## TASK REQUIREMENTS
Quote the data exactly, first line to the line containing "years = [str(y) for y in range(1975, 1999)]", with no pictures.

## DATA EXTRACT
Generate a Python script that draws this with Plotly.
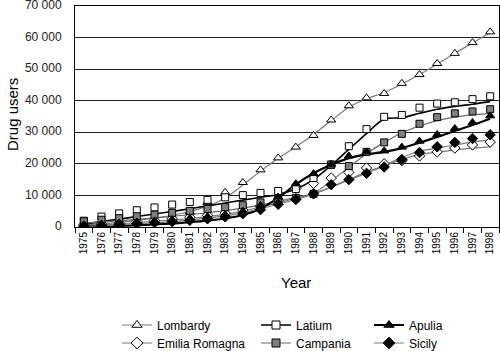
import plotly.graph_objects as go

years = [str(y) for y in range(1975, 1999)]

# observed values (markers)
lombardy = [700, 1000, 1400, 1900, 2500, 3300, 4800, 7800, 11000, 14100, 18100, 21900,
            25300, 29000, 33900, 38400, 40900, 42300, 45500, 48300, 51800, 55000, 58400, 61800]
latium = [2000, 3300, 4300, 5300, 6200, 7100, 7900, 8600, 9400, 10100, 10800, 11400,
          12000, 15500, 19700, 25600, 31000, 34900, 35500, 37800, 39100, 39500, 40500, 41400]
apulia = [600, 900, 1200, 1500, 1900, 2300, 2800, 3300, 4000, 5000, 6800, 9500,
          13700, 16900, 19900, 22500, 23800, 24100, 25300, 27200, 29300, 31200, 33100, 35200]
emilia = [700, 1000, 1300, 1700, 2100, 2600, 3100, 3700, 4400, 5400, 6600, 8500,
          12200, 13800, 15500, 17300, 18700, 20000, 21000, 22500, 23800, 25000, 26000, 26900]
campania = [1800, 2300, 2800, 3400, 3900, 4500, 5100, 5700, 6300, 6900, 7800, 8700,
            9200, 10500, 19800, 19300, 23800, 26800, 29500, 32700, 34800, 36000, 36600, 37300]
sicily = [300, 500, 800, 1100, 1400, 1700, 2100, 2600, 3200, 4200, 5500, 7200,
          8700, 10500, 13400, 15000, 17000, 19000, 21400, 23600, 25400, 26800, 28000, 29200]

# trend curves (lines)
lombardy_trend = [600, 1000, 1500, 2100, 2800, 3700, 4900, 6600, 9200, 13300, 17700, 21800,
                  25400, 29300, 33700, 37900, 40600, 42600, 45300, 48300, 51600, 55000, 58300, 61500]
latium_trend = [900, 1700, 2500, 3300, 4100, 4900, 5800, 6700, 7600, 8500, 9400, 10300,
                12000, 15000, 19500, 24600, 29600, 34200, 34600, 36000, 37300, 38200, 38900, 39700]
apulia_trend = [100, 200, 350, 550, 800, 1100, 1500, 2000, 2700, 3800, 5800, 9200,
                13500, 17000, 19700, 21800, 23000, 23800, 25000, 26700, 28500, 30400, 32300, 34300]
emilia_trend = [400, 700, 1000, 1400, 1800, 2200, 2700, 3300, 4000, 5000, 6300, 7700,
                9100, 10500, 12600, 14800, 17000, 19300, 21400, 22900, 23700, 24400, 25000, 25400]
campania_trend = [1200, 1600, 2000, 2400, 2900, 3400, 3900, 4500, 5200, 6000, 7000, 8200,
                  9400, 10700, 14600, 18900, 23200, 26800, 29800, 32000, 33700, 34800, 35500, 36000]
sicily_trend = [200, 400, 700, 1000, 1300, 1700, 2200, 2800, 3500, 4500, 5800, 7200,
                8700, 10400, 12700, 15100, 17400, 19500, 22000, 24000, 25000, 26000, 26900, 27600]

FONT = "Arial, Liberation Sans, sans-serif"

W, H = 500, 351
L, R, T, B = 75, 1, 6, 124
pw, ph = W - L - R, H - T - B

def px(x):
    return (x - L) / pw

def py(y):
    return (H - B - y) / ph

series = [
    # name, values, trend, symbol, fill, line colour, line width, legend id, legend x/y (px)
    ("Lombardy", lombardy, lombardy_trend, "triangle-up", "white", "#7a7a7a", 1.2, "legend", 117, 325),
    ("Emilia Romagna", emilia, emilia_trend, "diamond", "white", "#7a7a7a", 1.2, "legend2", 117, 343),
    ("Latium", latium, latium_trend, "square", "white", "#000000", 1.6, "legend3", 256, 325),
    ("Campania", campania, campania_trend, "square", "#7f7f7f", "#6a6a6a", 1.2, "legend4", 256, 343),
    ("Apulia", apulia, apulia_trend, "triangle-up", "black", "#000000", 2.2, "legend5", 369, 325),
    ("Sicily", sicily, sicily_trend, "diamond", "black", "#7a7a7a", 1.2, "legend6", 369, 343),
]

SIZES = {"triangle-up": 8, "square": 7, "diamond": 8}

fig = go.Figure()

# trend lines first
for s in series:
    name, vals, trend, sym, fill, lc, lw = s[:7]
    fig.add_trace(go.Scatter(x=years, y=trend, mode="lines",
                             line=dict(color=lc, width=lw, shape="spline", smoothing=0.8),
                             showlegend=False, hoverinfo="skip"))

# markers
for s in series:
    name, vals, trend, sym, fill, lc, lw = s[:7]
    fig.add_trace(go.Scatter(x=years, y=vals, mode="markers", name=name,
                             marker=dict(symbol=sym, size=SIZES[sym],
                                         color=fill, line=dict(color="black", width=1)),
                             showlegend=False))

# legend entries (one legend box per entry, arranged in a 3 x 2 grid)
legend_layouts = {}
for s in series:
    name, vals, trend, sym, fill, lc, lw, lg, lx, ly = s
    fig.add_trace(go.Scatter(x=[None], y=[None], mode="lines+markers", name=name,
                             marker=dict(symbol=sym, size=SIZES[sym] + 1,
                                         color=fill, line=dict(color="black", width=1)),
                             line=dict(color=lc, width=lw), legend=lg, showlegend=True))
    legend_layouts[lg] = dict(orientation="v", xanchor="left", yanchor="middle",
                              x=lx / W, y=1 - ly / H, xref="container", yref="container",
                              bgcolor="rgba(0,0,0,0)", itemwidth=30,
                              font=dict(family=FONT, size=12, color="black"))

fig.update_layout(
    width=W, height=H,
    margin=dict(l=L, r=R, t=T, b=B, autoexpand=False),
    paper_bgcolor="white", plot_bgcolor="white",
    font=dict(family=FONT, color="black"),
    xaxis=dict(type="category", range=[-0.5, 23.5], showgrid=False, automargin=False,
               showline=True, linecolor="black", linewidth=1, mirror=True,
               ticks="outside", tickson="boundaries", ticklen=5, tickcolor="black",
               tickangle=-90, tickfont=dict(family=FONT, size=10, color="black")),
    yaxis=dict(range=[0, 70000], dtick=10000, tickformat=",d", automargin=False,
               showgrid=True, gridcolor="#222222", gridwidth=1, zeroline=False,
               showline=True, linecolor="black", linewidth=1, mirror=True,
               ticks="", ticklabelstandoff=10, ticklabelshift=-1, ticklabeloverflow="allow",
               tickfont=dict(family=FONT, size=12, color="#222222")),
    separators=". ",
    annotations=[
        dict(text="Drug users", x=px(12), y=py(115), xref="paper", yref="paper",
             xanchor="center", yanchor="middle",
             showarrow=False, textangle=-90, font=dict(family=FONT, size=15, color="black")),
        dict(text="Year", x=px(296), y=py(282), xref="paper", yref="paper",
             xanchor="center", yanchor="middle",
             showarrow=False, font=dict(family=FONT, size=15, color="black")),
    ],
    **legend_layouts,
)

fig.write_html("out.html")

## FINISHED ANSWER
Generate a Python script that draws this with Plotly.
import plotly.graph_objects as go

years = [str(y) for y in range(1975, 1999)]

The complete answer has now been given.